Reading the complaint, U.S. District Judge Robert Sweet comments that Cortes’ complaint “alleges a conspiracy theory involving [Fox] Defendants, The New York Times, [the law firm of] Paul, Weiss, and others worthy of its own Martin Scorsese thriller. According to Plaintiff, the Holder Settlement Agreement was a payment by Fox News to Holder to breach the non-disparagement clause and share her allegations with Steel, a ‘sycophant’ journalist formerly employed with The Wall Street Journal — a publication owned by News Corporation, an entity affiliated with Defendants [as both are owned by Rupert Murdoch] — who, as a co-conspirator, was to publish those statements in The New York Times.”
That’s a mouthful, so consider the specific claims.
Cortes alleged that Fox breached contractual obligations by disparaging him in a joint statement to the Times. The statement included word that Holder reported an incident of sexual assault, that Fox News promptly investigated the matter and that Fox News was grateful to Holder for her contributions at the network.
Sweet concludes this statement cannot plausibly be read to disparage Cortes.
“The statement does not mention Plaintiff by name — a fact Plaintiff concedes in his opposition papers — or any other identifying facts or allegations made against Plaintiff,” writes the judge. “In short, the Joint Statement cannot be read plausibly to indicate anything, let along anything discrediting, about Plaintiff. The rest of the NYT Article, which was written by Steel and based on statements told to her by Holder, not Defendants, cannot sustain liability against Defendants either under law, for which Plaintiff has put forward no authority, or plausibility, despite Plaintiff’s [effort] to portray Holder and Defendants as conspiracy bedfellows.”
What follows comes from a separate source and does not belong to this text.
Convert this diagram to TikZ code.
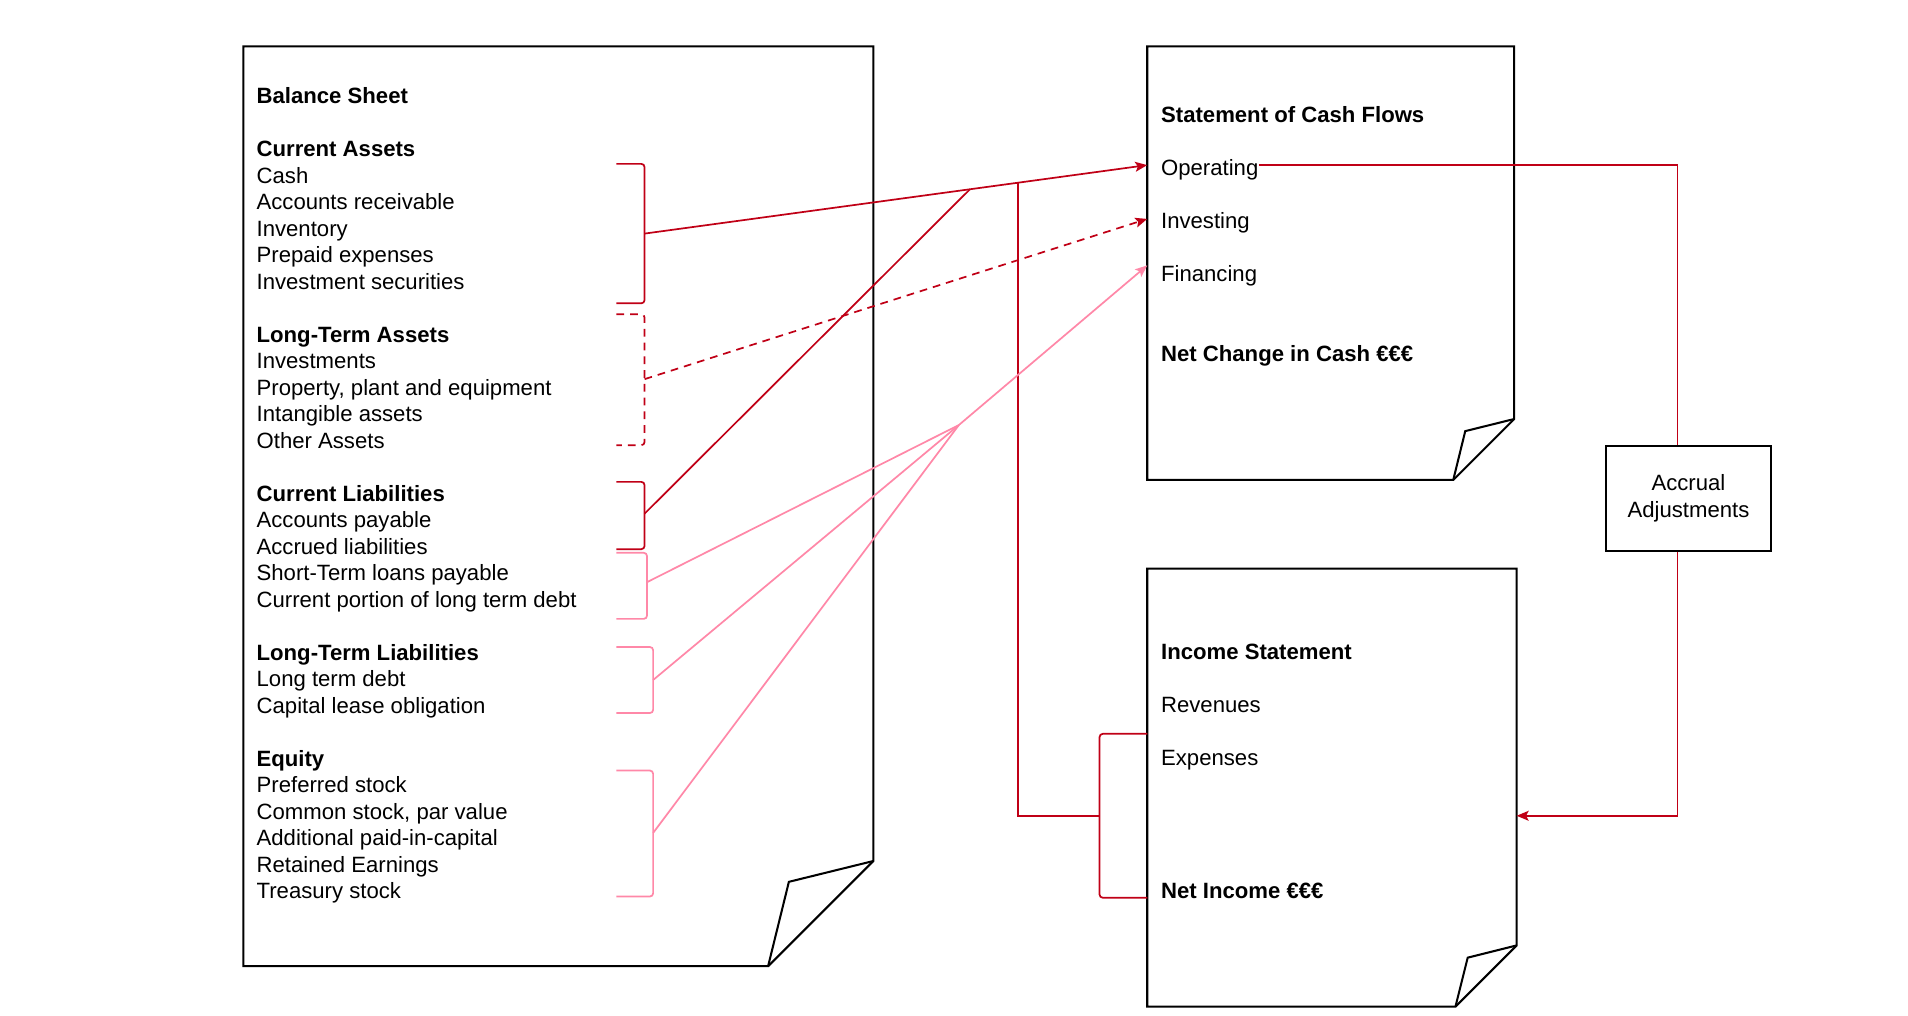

(This determination is perhaps worth keeping in mind as Fox faces a separate lawsuit from Rachel Witlieb Bernstein and other Bill O’Reilly accusers for allegedly breaching non-disparagement and confidentiality provisions of old settlement agreements.)
Cortes also attempted to assert he was fraudulently induced through misrepresentation into signing the settlement agreement with Holder. The judge doesn’t see any lies from Fox or attorneys at Paul, Weiss in the redacted documents given to him nor the communications surrounding the settlement. Additionally, Sweet concludes that Cortes hasn’t plausibly alleged that he relied to his detriment on the alleged misrepresentations.
The judge writes, “At most, Plaintiff alleges that by signing the Holder Settlement Agreement, it ‘forced him to remain silent against the allegations’ against him with regard to his interaction with Holder, a right Plaintiff already signed away under the terms of the previously signed Severance Agreement, since Holder was clearly a Fox News employee as a Fox News ‘contributor.'”
After dispensing with a civil conspiracy claim for similar reasons, and rejecting a tortious interference claim, too, Sweet tackles defamation.
“First, the Joint Statement is not alleged to be false,” writes the judge. “Second, Plaintiff has not plausibly alleged that the Joint Statement put out by Defendants was a defamatory statement concerning him. … There is no reference or description of Plaintiff in the Joint Statement. It is implausible that an average reader would understand the statement to be a reference to Plaintiff. … That the Joint Statement was later incorporated by The New York Times into the NYT Article, and any implications a reader of the NYT Article might have drawn by the juxtaposition of the Joint Statement with Steel’s article, does not create liability for Defendants, who were not plausibly responsible for what else was written.”